Samstag, 12. April 2014

Öğrenilmiş çaresizlik

1967 yılında Amerikan bilim adamı Martin Seligman tarafından ortaya atılan ve çok değişik deneylerde de teyit edilmiş bir teoridir bu.  Öğrenilmiş çaresizliğin depresyona yakalanmış şahıslarda da rastlandığını savunmuştu Seligman. Bu teoriye göre kendi davranış alanını rahatsiz olunmasina rağmen daraltildigi, değişimin kendi iradesinde olmadığı söylenir. Değişim gücünün kendi elinde olmadığını zanneden biri belli bir zamandan sonra bulunduğu durumu kabul ederek letarjiye kapılabilir.
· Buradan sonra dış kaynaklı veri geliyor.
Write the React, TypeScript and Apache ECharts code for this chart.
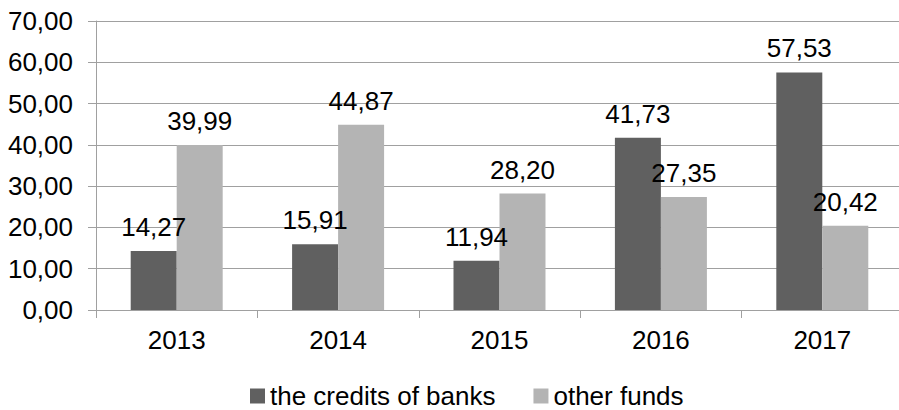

Köpeklerde de yapılan deneylerde gösterilmiştir ki kapalı kutunun içine sokulmuş köpeklere elektro şok verildiğinde hiç bir kaçamak yolu bulunmadığıni öğrendikten sonra kaçamak yolu açık olsa bile kaçmayı denemedikleri anlaşılmıştır. Benzer deneyde kaçamak yolu açık bırakıldığında köpek ilk şoku yaşadığı anda kaçmış, hatta durumun farkına vardığında şok verilmeden önce bile kaçmayı başarmıştı.

Her ne kadar hayvanlarda teyit edilmiş olsa da bu olgu insanlarda da görülmektedir. Hangi faktörlerin bu durumu tetikledigi farkına varıldığında çocuk eğitimine daha temkinli yaklaşıp daha hassas olunacağı kanısındayım. Bu iki davranışın arasında çok büyük bir fark vardır. Dışardan aldığı darbe ile kendi iradesini köreltip kaderine küsmesini öğrenen kişi bir daha durumunu değiştirmek için hiç birşey yapmayacaktır. Küçük yaşlarda öğrenilen bu tutum erişkin yaşlarda da devam edecektir. Kafesin kapısı açık olsa bile kendini acı çekmekten kurtarmaya, kendi gücüne güvencini kaybettiği için çalışmayacaktır.

Kendi gücüne güveni olmayan, çaresiz içinde olan biri medetin sürekli dışardan geldiğini, kendisinin dışa bağlı olduğunu zannedecektir. Başa gelenden sürekli dıştakilerin sorumlu olduğunu söyleyecek, kendisinin başa geleni çekmekten başka çaresinin olmadığını zannedecektir. Bu durum bazı kültürlerde "iyi" bir tutum olarak da tanımlanabilir ve desteklenir de. Bazı atasözü bu tutumun ne kadar kemikleşmiş olduğunu gösterir: ağaç yaşken eğilir.

Çocuğu eğmek amaçlı olanlar o çocuğun kendine olan güvencini yıkmak için herşeyi yapıp kendine bağlamayı isteyecektir. Bunların hepsi iyilik adı altında hizmet verdiklerini söyleyerek çocukları koruma amaçlı yapıldığı söylenir. Düşünülmesi gereken şey o korumanın gerçekten yukardaki deneydeki köpekleri sınırlayan kutular gibi olup olmadığıdır. Çaresizliği öğrenen köpeklerin korunduğu ne kadar söylenebilir?